When the time comes to switch from one CRM to another, you don’t gut your entire application. You write a new adapter that implements your internal `CRMService` interface and change a single line in a configuration file. The rest of your code remains untouched and blissfully unaware of the change.
Neglecting Observability
A common failure is treating logging as an afterthought. Unstructured, plain-text logs are useless when you’re trying to debug a distributed system. You need structured logs, typically in JSON format, that capture context for every event: a request ID, user ID, session ID, and the specific application component. Without a way to trace a single user’s action across five different microservices, you are flying blind.
Your logs should tell a story. When an error occurs, the log entry must contain the full request body that caused the error, the stack trace, and the service’s state at the time of failure. Sending a vague “Error updating record” message to a log file is pointless. Your goal is to have enough information in a single log entry to reproduce the bug without having to guess.

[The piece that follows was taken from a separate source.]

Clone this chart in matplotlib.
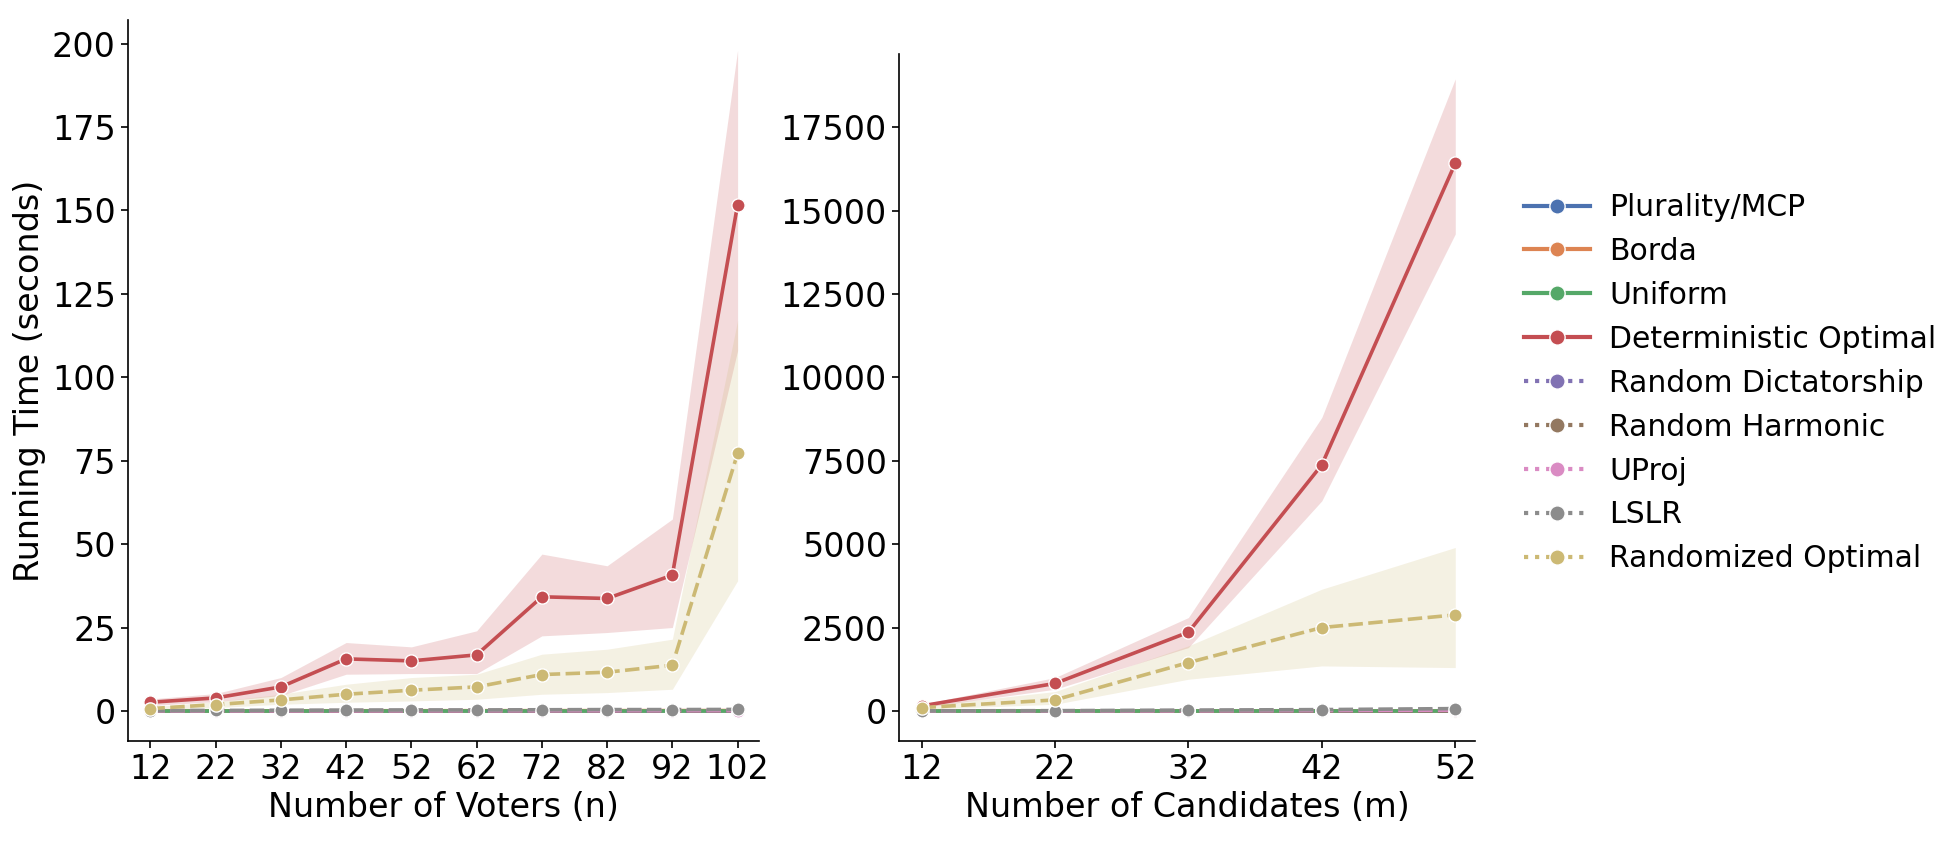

Invest in Centralized Logging and Metrics
All services should push their structured logs to a centralized platform like Elasticsearch, Datadog, or Splunk. This allows you to build dashboards that correlate events across your entire stack. You can track the latency of each step in your asynchronous workflows and set up alerts for when error rates exceed a certain threshold. This isn’t a luxury, it’s a requirement for maintaining a production system.

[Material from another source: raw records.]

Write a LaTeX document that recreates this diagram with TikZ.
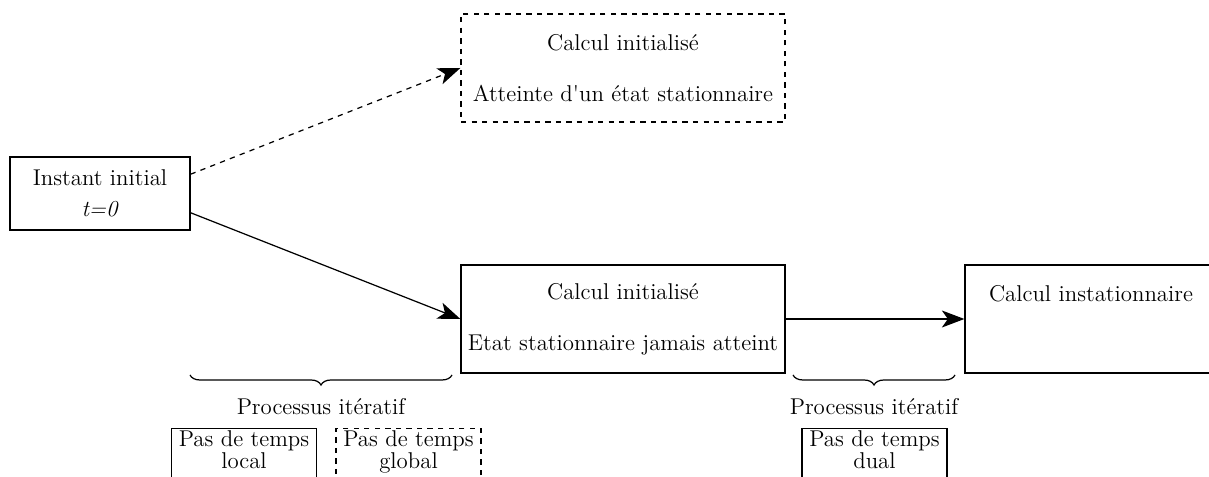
\documentclass[tikz,border=0pt]{standalone}
\usetikzlibrary{arrows.meta,decorations.pathreplacing}
\tikzset{
    etape/.style={draw,rectangle,align=center,inner sep=2pt,line width=0.7pt,font=\fontsize{13}{15}\selectfont},
    pasbox/.style={draw,rectangle,align=center,anchor=north,minimum width=2.9cm,line width=0.7pt,
        inner sep=1pt,text depth=1cm,font=\fontsize{13}{11}\selectfont},
    fleche/.style={-{Stealth[length=4.5mm,width=3.4mm,inset=1.2mm]},line width=0.7pt},
    accolade/.style={decorate,decoration={brace,mirror,amplitude=0.2cm},line width=0.7pt},
}
\begin{document}
\begin{tikzpicture}
    \useasboundingbox (0,0) rectangle (24.18,-9.54);
    %% Etats
    \node[etape,minimum width=3.6cm,minimum height=1.46cm] (init) at (2.0,-3.87) {Instant initial\\[0.1cm] \textit{t=0}};
    \node[etape,dashed,minimum width=6.48cm,minimum height=2.16cm] (stat) at (12.46,-1.36) {Calcul initialisé\\[0.5cm] Atteinte d\textquotesingle un état stationnaire};
    \node[etape,minimum width=6.48cm,minimum height=2.16cm] (jamais) at (12.46,-6.38) {Calcul initialisé\\[0.5cm] Etat stationnaire jamais atteint};
    \node[etape,minimum width=5.04cm,minimum height=2.16cm] (instat) at (21.82,-6.38) {Calcul instationnaire\\[0.5cm] \mbox{}};
    %% Transitions
    \draw[fleche,dashed] (init.12) -- (stat.west);
    \draw[fleche] (init.-12) -- (jamais.west);
    \draw[fleche] (jamais.east) -- (instat.west);
    %% Processus iteratifs
    \coordinate (b1a) at (3.8,-7.5);
    \coordinate (b1b) at (9.04,-7.5);
    \coordinate (b2a) at (15.86,-7.5);
    \coordinate (b2b) at (19.1,-7.5);
    \draw[accolade] (b1a) -- (b1b) node[pos=0.5,below=0.33cm,font=\fontsize{13}{15}\selectfont] (proc1) {Processus itératif};
    \draw[accolade] (b2a) -- (b2b) node[pos=0.5,below=0.33cm,font=\fontsize{13}{15}\selectfont] (proc2) {Processus itératif};
    %% Pas de temps
    \node[pasbox] (local) at (4.88,-8.56) {Pas de temps\\ local};
    \node[pasbox,dashed] (global) at (8.17,-8.56) {Pas de temps\\ global};
    \node[pasbox] (dual) at (17.49,-8.56) {Pas de temps\\ dual};
\end{tikzpicture}
\end{document}
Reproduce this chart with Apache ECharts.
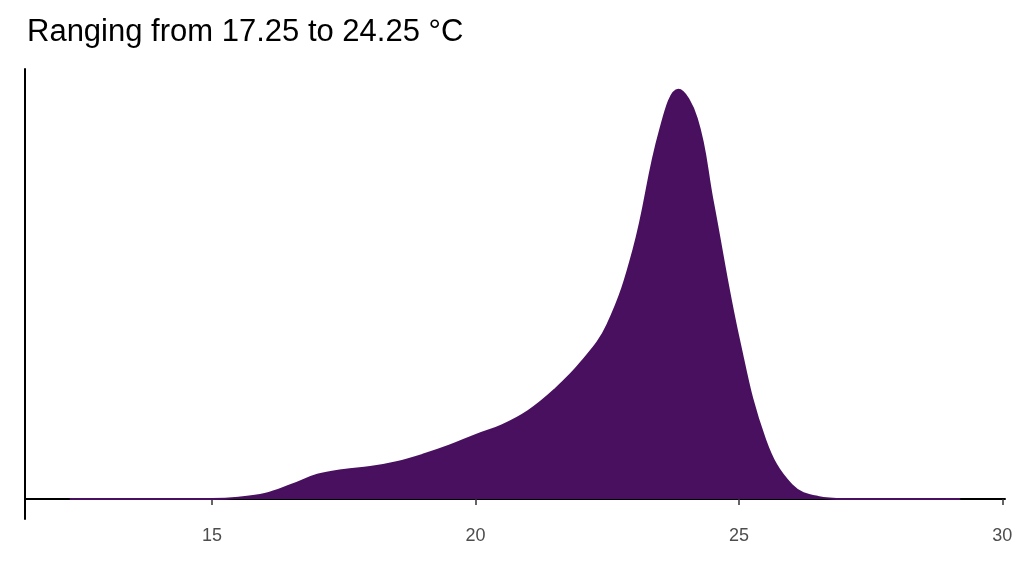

Metrics are just as important. Instrument your code to track key business operations: number of listings ingested per hour, average API response time from each vendor, and the size of your message queues. When a queue starts backing up, it’s an early warning sign that a downstream service is failing. Waiting for customers to report the problem means you’ve already failed.

The core issue is never the technology itself. It’s the failure to anticipate the friction between clean system diagrams and messy production reality. Every new tool introduces new potential points of failure. Your job is to find them before your users do.